We knew this going in.
As entrepreneurs, we show up and take responsibility for ourselves.
- We set our own schedule
- We prioritize our own work
- We motivate ourselves to do it
- We learn to deal with the emotional ups and downs
- We bear the weight of the possibility of failure
But that means we also enjoy the wins. The highs that come when we close a deal. When we reach a new level in our business.
It can be an emotional rollercoaster.
If you’re in the business of serving other businesses, realize that your customers are on the same emotional rollercoaster.
You never know what’s going on in someones’ business and life when they first come to you for help.
They might be:
- Worried about making ends meet
- Dealing with a major setback
- In debt
Those fears and anxieties add to their level of discomfort.
As you learn to deal with your own discomfort caused by the uncertainties of business, you realize everyone else is dealing with the same thing.
Being exceptional isn’t just about the work you do.
It’s not strictly about the service.
I’ve already written about the importance of knowing your customer. But a big part of what makes a business exceptional is how it makes its customers feel.

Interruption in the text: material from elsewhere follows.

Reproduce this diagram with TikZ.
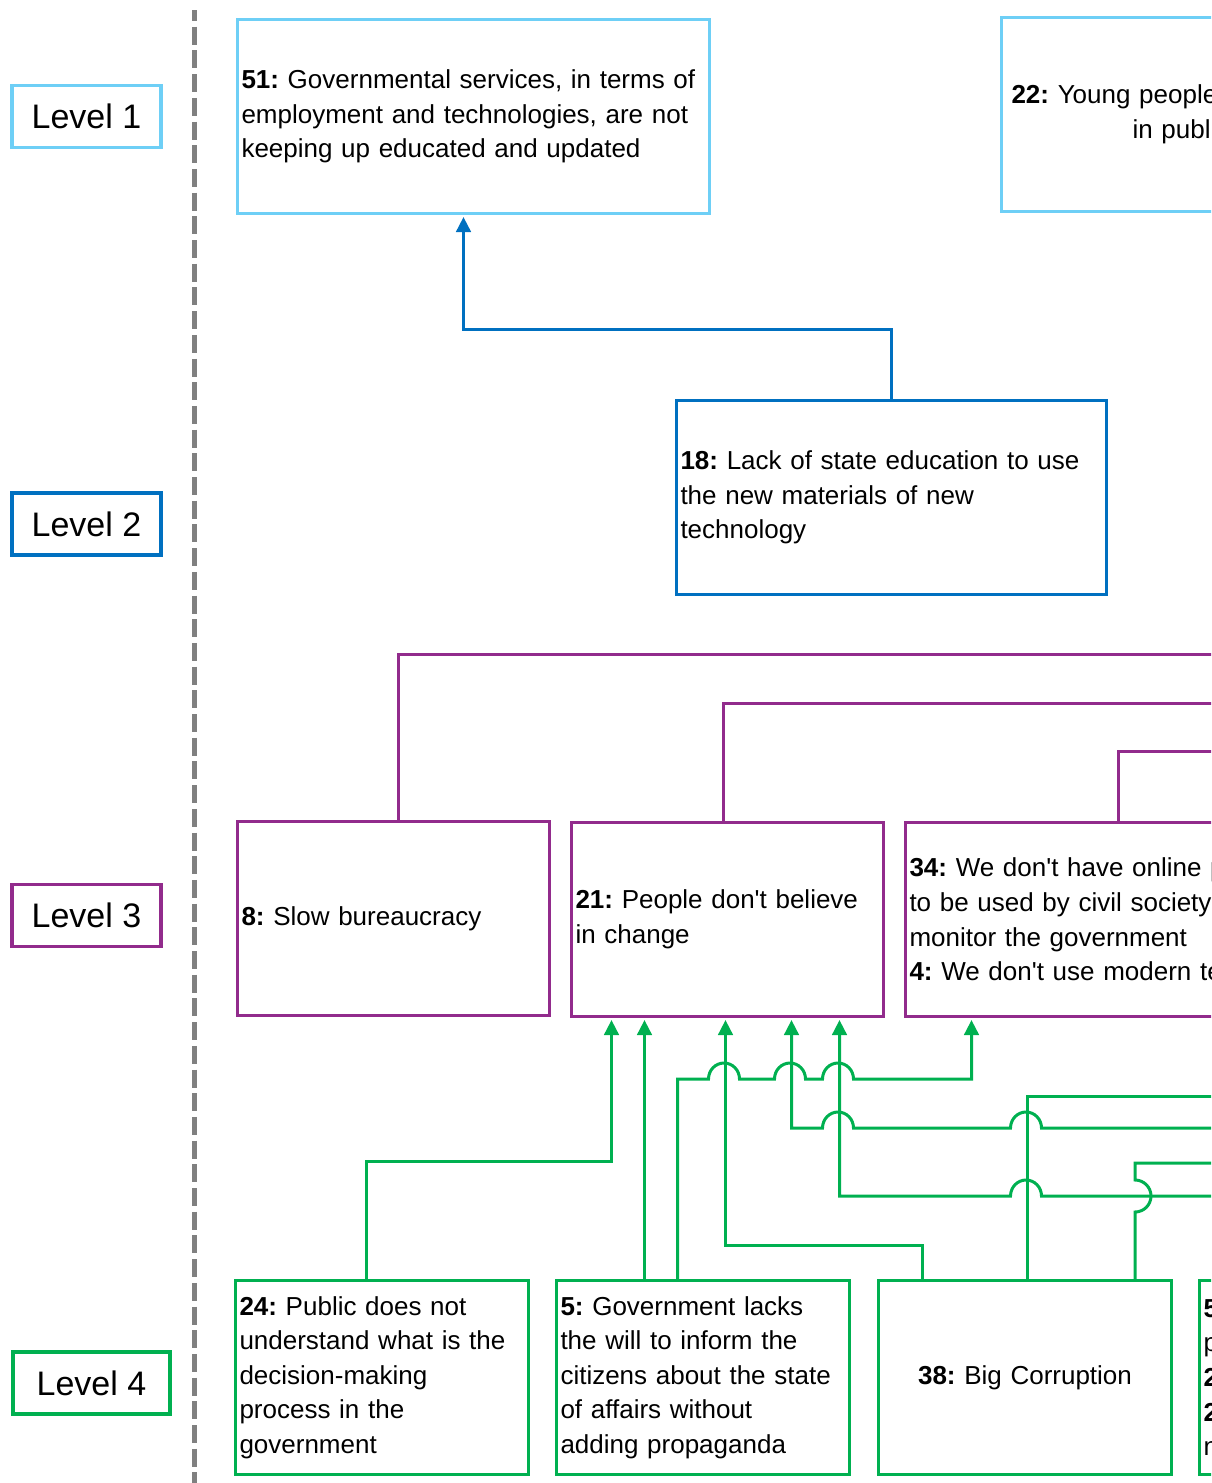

Helping ease their discomfort is one of the things that makes your business exceptional.
Before someone’s familiar with the experience of working with you; they have doubts. They don’t know you yet.

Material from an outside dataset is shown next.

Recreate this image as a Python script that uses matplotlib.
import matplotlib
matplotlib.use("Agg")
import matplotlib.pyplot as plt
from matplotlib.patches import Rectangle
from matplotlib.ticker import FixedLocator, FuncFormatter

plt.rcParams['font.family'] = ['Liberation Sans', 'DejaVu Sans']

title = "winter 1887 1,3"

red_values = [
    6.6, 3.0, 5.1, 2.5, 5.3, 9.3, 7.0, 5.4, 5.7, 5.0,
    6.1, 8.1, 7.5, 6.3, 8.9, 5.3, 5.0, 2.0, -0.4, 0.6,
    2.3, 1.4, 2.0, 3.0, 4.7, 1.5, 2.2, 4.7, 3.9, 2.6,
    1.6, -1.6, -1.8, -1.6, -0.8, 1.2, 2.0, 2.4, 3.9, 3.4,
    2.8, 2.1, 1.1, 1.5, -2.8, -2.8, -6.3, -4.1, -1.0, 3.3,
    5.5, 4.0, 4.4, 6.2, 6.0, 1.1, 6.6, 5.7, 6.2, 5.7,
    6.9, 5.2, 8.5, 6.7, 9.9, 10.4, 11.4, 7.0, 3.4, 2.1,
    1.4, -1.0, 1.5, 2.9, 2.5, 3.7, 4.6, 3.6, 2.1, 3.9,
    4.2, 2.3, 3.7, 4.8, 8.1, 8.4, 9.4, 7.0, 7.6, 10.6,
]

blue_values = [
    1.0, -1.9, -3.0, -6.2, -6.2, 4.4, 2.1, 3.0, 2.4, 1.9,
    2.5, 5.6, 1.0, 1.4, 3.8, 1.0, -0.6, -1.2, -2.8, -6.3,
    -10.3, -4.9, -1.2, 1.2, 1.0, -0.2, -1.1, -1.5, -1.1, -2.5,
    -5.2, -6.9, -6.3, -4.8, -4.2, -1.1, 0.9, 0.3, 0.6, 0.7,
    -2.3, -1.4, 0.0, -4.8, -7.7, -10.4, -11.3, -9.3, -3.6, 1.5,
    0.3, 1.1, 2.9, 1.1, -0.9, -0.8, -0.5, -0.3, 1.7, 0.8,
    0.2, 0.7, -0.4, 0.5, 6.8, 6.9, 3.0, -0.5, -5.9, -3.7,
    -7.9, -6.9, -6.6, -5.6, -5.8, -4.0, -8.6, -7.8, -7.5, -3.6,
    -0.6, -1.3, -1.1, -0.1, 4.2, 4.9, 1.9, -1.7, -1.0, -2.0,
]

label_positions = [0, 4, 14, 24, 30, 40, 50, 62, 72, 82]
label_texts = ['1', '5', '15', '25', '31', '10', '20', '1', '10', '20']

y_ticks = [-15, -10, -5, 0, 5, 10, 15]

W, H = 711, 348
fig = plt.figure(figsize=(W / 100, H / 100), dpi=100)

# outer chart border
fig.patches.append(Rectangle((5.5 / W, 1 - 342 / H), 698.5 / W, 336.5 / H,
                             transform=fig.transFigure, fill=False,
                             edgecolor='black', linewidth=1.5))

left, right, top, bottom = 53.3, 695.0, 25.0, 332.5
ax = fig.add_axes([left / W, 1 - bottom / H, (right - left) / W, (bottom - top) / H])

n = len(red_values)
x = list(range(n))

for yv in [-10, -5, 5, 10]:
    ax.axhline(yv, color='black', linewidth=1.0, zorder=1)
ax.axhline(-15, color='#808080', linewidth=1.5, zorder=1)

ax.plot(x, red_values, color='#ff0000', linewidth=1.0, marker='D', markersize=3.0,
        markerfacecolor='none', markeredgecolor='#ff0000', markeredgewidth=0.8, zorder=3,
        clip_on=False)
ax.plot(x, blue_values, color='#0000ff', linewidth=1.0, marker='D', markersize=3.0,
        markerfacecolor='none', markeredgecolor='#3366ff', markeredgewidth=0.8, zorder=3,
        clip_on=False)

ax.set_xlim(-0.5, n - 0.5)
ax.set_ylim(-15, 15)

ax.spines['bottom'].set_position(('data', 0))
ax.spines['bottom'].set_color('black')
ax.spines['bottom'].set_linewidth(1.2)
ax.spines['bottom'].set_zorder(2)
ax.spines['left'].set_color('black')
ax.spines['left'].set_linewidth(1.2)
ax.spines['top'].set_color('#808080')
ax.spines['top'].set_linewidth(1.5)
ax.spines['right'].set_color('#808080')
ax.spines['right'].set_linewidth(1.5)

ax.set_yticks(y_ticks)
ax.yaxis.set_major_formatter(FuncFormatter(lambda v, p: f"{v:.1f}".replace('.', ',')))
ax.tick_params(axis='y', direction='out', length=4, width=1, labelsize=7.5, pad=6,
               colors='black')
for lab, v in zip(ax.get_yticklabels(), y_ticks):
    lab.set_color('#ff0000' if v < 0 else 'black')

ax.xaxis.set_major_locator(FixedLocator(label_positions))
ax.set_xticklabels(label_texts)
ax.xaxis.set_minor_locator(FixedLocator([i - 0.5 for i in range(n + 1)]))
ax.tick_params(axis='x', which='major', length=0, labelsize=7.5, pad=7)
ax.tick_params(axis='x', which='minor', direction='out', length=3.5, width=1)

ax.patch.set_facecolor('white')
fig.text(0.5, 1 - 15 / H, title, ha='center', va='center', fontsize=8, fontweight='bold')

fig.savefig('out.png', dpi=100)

If you’re great at what you do, can prove it, or find another way to help set prospects’ minds at ease; that goes a long way towards easing their discomfort.
And it literally helps improve their lives. Even if only in a small way.
You owe it to your customers to do everything you possibly can to make their experience exceptional.
And helping ease your customers’ discomfort isn’t just a lofty ideal. It relates to the sale. Or more specifically; it’s critical to keeping a customer once you’ve closed them.
Harry Beckwith writes in Selling The Invisible; when your prospect says yes, you still haven’t earned their business. You’ve only earned the opportunity to earn their business.
Their business is still yours to lose. They’ve assumed all the risk upfront. And now you have to prove you’re worth maintaining a business relationship with.
By being great at what you do, being able to communicate that fact, and building a reputation for providing exceptional service, you’re providing so much more.
You’re being empathetic. You’re easing your customers’ discomfort. You’re helping remove a little bit of stress from their lives.
And that’s NOT a small thing.
Oh, and in case you haven’t noticed, it’s also great for business.
Because when people like you; they tell their friends!